I saw him again on the train. The boy with the improbably, oddly, beautiful face. There are many people between us and he is tall, so his face seems to hover over all like an awkward angel.
Again his eyes are closed and I can indulge in looking at him, the impossible lushness of his eyelashes, his eyelids slightly lavendared by the blood beating beneath his thin skin, his wide mouth traveling from one side of his face to the other.
Absorbing his planes and angles I get an enormous rush of desire for possession. I want to keep that face. I wonder if, armed with a real camera, I would ask to shoot him, right there, as he is, eyes closed, sealed tight and so lovely.
4 Comments:
I was thinking about something like this the other day, wanting to see someone asleep, wanting to capture that, wanting it not to be a theft or an overincursion or necessarily even a requested event: just wanting to see, to study, to keep.
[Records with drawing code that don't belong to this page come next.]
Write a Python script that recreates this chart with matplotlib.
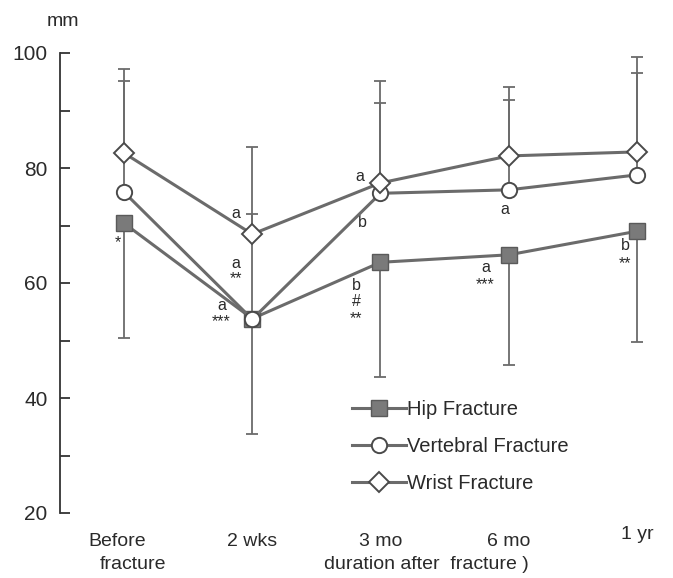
import matplotlib.pyplot as plt
import numpy as np

plt.rcParams['font.family'] = ['Liberation Sans', 'DejaVu Sans']

# time points after fracture
timepoints = ["Before\nfracture", "2 wks", "3 mo", "6 mo", "1 yr"]

# mean values (mm) per group
hip = [70.4, 53.8, 63.6, 64.9, 69.0]
vertebral = [75.8, 53.7, 75.6, 76.2, 78.8]
wrist = [82.6, 68.5, 77.4, 82.1, 82.8]

# standard deviations, drawn one-sided
hip_sd = [20.0, 20.1, 20.0, 19.2, 19.3]
vertebral_sd = [19.3, 18.3, 15.7, 15.6, 17.7]
wrist_sd = [14.6, 15.2, 17.7, 12.0, 16.5]

line_col = '#6b6b6b'
text_col = '#2a2a2a'

fig = plt.figure(figsize=(6.73, 5.78), dpi=100)
ax = fig.add_axes([60 / 673, 65 / 578, 609 / 673, 460 / 578])
x = np.arange(len(timepoints))
zero = np.zeros(len(x))

eb = dict(fmt='none', ecolor=line_col, elinewidth=1.3, capsize=4.3,
          capthick=1.3, zorder=1, clip_on=False)
ax.errorbar(x, hip, yerr=[hip_sd, zero], **eb)
ax.errorbar(x, vertebral, yerr=[zero, vertebral_sd], **eb)
ax.errorbar(x, wrist, yerr=[zero, wrist_sd], **eb)

ax.plot(x, hip, color=line_col, lw=2.2, marker='s', ms=12, mfc='#7a7a7a',
        mec='#5a5a5a', mew=1, label='Hip Fracture', zorder=3, clip_on=False)
ax.plot(x, vertebral, color=line_col, lw=2.2, marker='o', ms=11, mfc='white',
        mec='#4a4a4a', mew=1.4, label='Vertebral Fracture', zorder=4, clip_on=False)
ax.plot(x, wrist, color=line_col, lw=2.2, marker='D', ms=10, mfc='white',
        mec='#4a4a4a', mew=1.4, label='Wrist Fracture', zorder=5, clip_on=False)

ax.set_xlim(-0.499, 4.25)
ax.set_ylim(20, 100)

for s in ['top', 'right', 'bottom']:
    ax.spines[s].set_visible(False)
ax.spines['left'].set_color('#333333')
ax.spines['left'].set_linewidth(1.3)
ax.set_yticks([20, 40, 60, 80, 100])
ax.set_yticks([30, 50, 70, 90], minor=True)
ax.tick_params(axis='y', which='both', direction='in', length=7, width=1.3,
               color='#333333', labelsize=15, labelcolor=text_col, pad=9)
ax.set_xticks([])

fig.text(63 / 673, 1 - 21 / 578, "mm", fontsize=14, color=text_col,
         ha='center', va='center')

# x labels written as text to keep the staggered first label
xl = dict(fontsize=14, color=text_col, ha='center', va='center')
ax.text(-0.055, 15.0, "Before", **xl)
ax.text(0.07, 11.0, "fracture", **xl)
for i in range(1, 4):
    ax.text(i, 15.0, timepoints[i], **xl)
ax.text(4, 16.2, timepoints[4], **xl)
ax.text(2.36, 11.0, "duration after  fracture )", **xl)

# group letters and significance stars
an = dict(fontsize=11.5, color=text_col, ha='center', va='center')
ax.text(-0.05, 67.0, "*", **an)
ax.text(0.87, 72.0, "a", **an)
ax.text(0.87, 63.4, "a", **an)
ax.text(0.87, 60.8, "**", **an)
ax.text(0.76, 56.0, "a", **an)
ax.text(0.76, 53.3, "***", **an)
ax.text(1.84, 78.5, "a", **an)
ax.text(1.86, 70.6, "b", **an)
ax.text(1.81, 59.5, "b", **an)
ax.text(1.81, 56.8, "#", **an)
ax.text(1.81, 53.8, "**", **an)
ax.text(2.97, 72.8, "a", **an)
ax.text(2.82, 62.7, "a", **an)
ax.text(2.82, 59.8, "***", **an)
ax.text(3.91, 66.5, "b", **an)
ax.text(3.91, 63.3, "**", **an)

ax.legend(loc='upper left', bbox_to_anchor=(0.4795, 0.245),
          frameon=False, fontsize=14.5, labelcolor=text_col,
          handlelength=2.7, handletextpad=0.05, labelspacing=0.88,
          borderaxespad=0, borderpad=0)

fig.savefig('out.png', dpi=100)
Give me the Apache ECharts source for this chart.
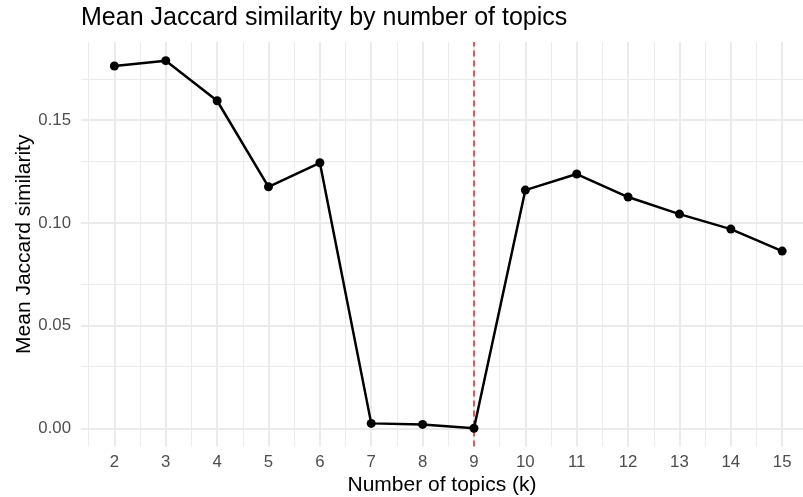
<!DOCTYPE html>
<html><head><meta charset="utf-8">
<script src="https://cdn.jsdelivr.net/npm/echarts@6/dist/echarts.min.js"></script>
<style>html,body{margin:0;padding:0;background:#fff}#c{width:803px;height:497px}</style>
</head><body><div id="c"></div>
<script>
const topics = [2, 3, 4, 5, 6, 7, 8, 9, 10, 11, 12, 13, 14, 15];
const meanJaccard = [0.1764, 0.1790, 0.1595, 0.1176, 0.1293, 0.0024, 0.0019, 0.0000, 0.1160, 0.1238, 0.1126, 0.1043, 0.0970, 0.0863];
const xTicks = [2, 3, 4, 5, 6, 7, 8, 9, 10, 11, 12, 13, 14, 15];
const xMinorTicks = [1.5, 2.5, 3.5, 4.5, 5.5, 6.5, 7.5, 8.5, 9.5, 10.5, 11.5, 12.5, 13.5, 14.5];
const yTicks = [0, 0.05, 0.10, 0.15];
const yMinorTicks = [0.025, 0.075, 0.125, 0.175];
const chosenK = 9;
const titleText = 'Mean Jaccard similarity by number of topics';
const xTitle = 'Number of topics (k)';
const yTitle = 'Mean Jaccard similarity';

const FONT = '"Liberation Sans", Arial, Helvetica, sans-serif';
const GRID = '#EBEBEB';
const chart = echarts.init(document.getElementById('c'), null, {renderer: 'canvas'});

const gridLines = [];
xMinorTicks.forEach(v => gridLines.push({xAxis: v, lineStyle: {color: GRID, width: 1, type: 'solid'}}));
yMinorTicks.forEach(v => gridLines.push({yAxis: v, lineStyle: {color: GRID, width: 1, type: 'solid'}}));
xTicks.forEach(v => gridLines.push({xAxis: v, lineStyle: {color: GRID, width: 2, type: 'solid'}}));
yTicks.forEach(v => gridLines.push({yAxis: v, lineStyle: {color: GRID, width: 2, type: 'solid'}}));

const pts = topics.map((k, i) => [k, meanJaccard[i]]);

chart.setOption({
  animation: false,
  backgroundColor: '#ffffff',
  textStyle: {fontFamily: FONT},
  title: {
    text: titleText, left: 81, top: 6, padding: 0,
    textStyle: {fontFamily: FONT, fontSize: 25, fontWeight: 'normal', color: '#000000'}
  },
  grid: {left: 81, right: 0, top: 42, bottom: 50.5, containLabel: false, outerBoundsMode: 'none'},
  xAxis: {
    type: 'value', min: 1.35, max: 15.405,
    name: xTitle, nameLocation: 'middle', nameGap: 28, nameMoveOverlap: false,
    nameTextStyle: {fontFamily: FONT, fontSize: 21, color: '#000000'},
    axisLine: {show: false}, axisTick: {show: false}, splitLine: {show: false},
    axisLabel: {customValues: xTicks, margin: 7, fontFamily: FONT, fontSize: 16.8, color: '#4D4D4D',
      showMinLabel: true, showMaxLabel: true}
  },
  yAxis: {
    type: 'value', min: -0.00886, max: 0.1881,
    name: yTitle, nameLocation: 'middle', nameGap: 46, nameMoveOverlap: false,
    nameTextStyle: {fontFamily: FONT, fontSize: 21, color: '#000000'},
    axisLine: {show: false}, axisTick: {show: false}, splitLine: {show: false},
    axisLabel: {customValues: yTicks, margin: 10, fontFamily: FONT, fontSize: 16.8, color: '#4D4D4D',
      formatter: v => Number(v).toFixed(2)}
  },
  series: [
    {
      name: 'grid', type: 'line', data: [], silent: true, z: 1,
      symbol: 'none',
      markLine: {silent: true, z: 1, symbol: 'none', label: {show: false}, animation: false, data: gridLines}
    },
    {
      name: 'chosen', type: 'line', data: [], silent: true, z: 2,
      symbol: 'none',
      markLine: {silent: true, z: 2, symbol: 'none', label: {show: false}, animation: false,
        data: [{xAxis: chosenK, lineStyle: {color: '#E8262B', width: 1.5, type: [6, 4]}}]}
    },
    {
      name: 'Mean Jaccard similarity', type: 'line', data: pts, z: 10,
      symbol: 'circle', symbolSize: 9, showAllSymbol: true,
      itemStyle: {color: '#000000', borderWidth: 0, borderColor: '#000000'},
      lineStyle: {color: '#000000', width: 2.5},
      emphasis: {disabled: true}
    }
  ]
});
</script>
</body></html>
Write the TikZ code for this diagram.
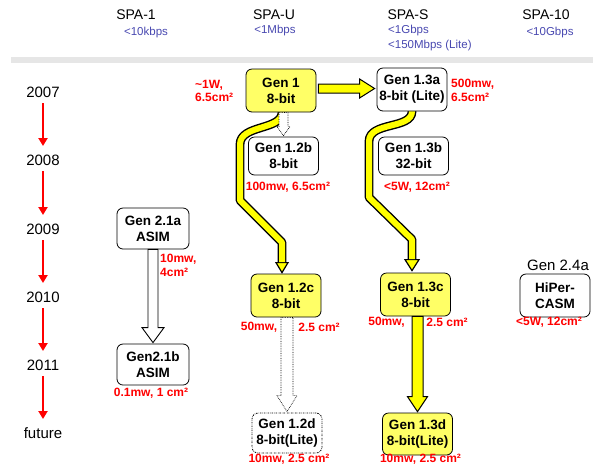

I wrote it into a poem; these poems have been quite the thing with me lately.
the photograph
it looks startlingly like Coi in an ornamental fish pond, flashing and turning
the words
like your photography you sieze moments in time and breathe tantalizing life into them
thankyouthankyou
Dr S, I have missed you! I am only really understand peotry when I read it out loud. Otherwise I am hopeless with it. I know it is a character flaw and I am helpless to correct it.
I read paragraphs of your prose out loud, in my high-ceilinged room striped with night shadows, and I would do the same if I got a hold of your poems too.
thanks remue! I thought this was surprisingly beautiful too, and particularly with the dead eye in the middle as contrast. Some days I am overjoyed at the things I think are beautiful and how they jump up and demand to be captured. And I am so happy to share.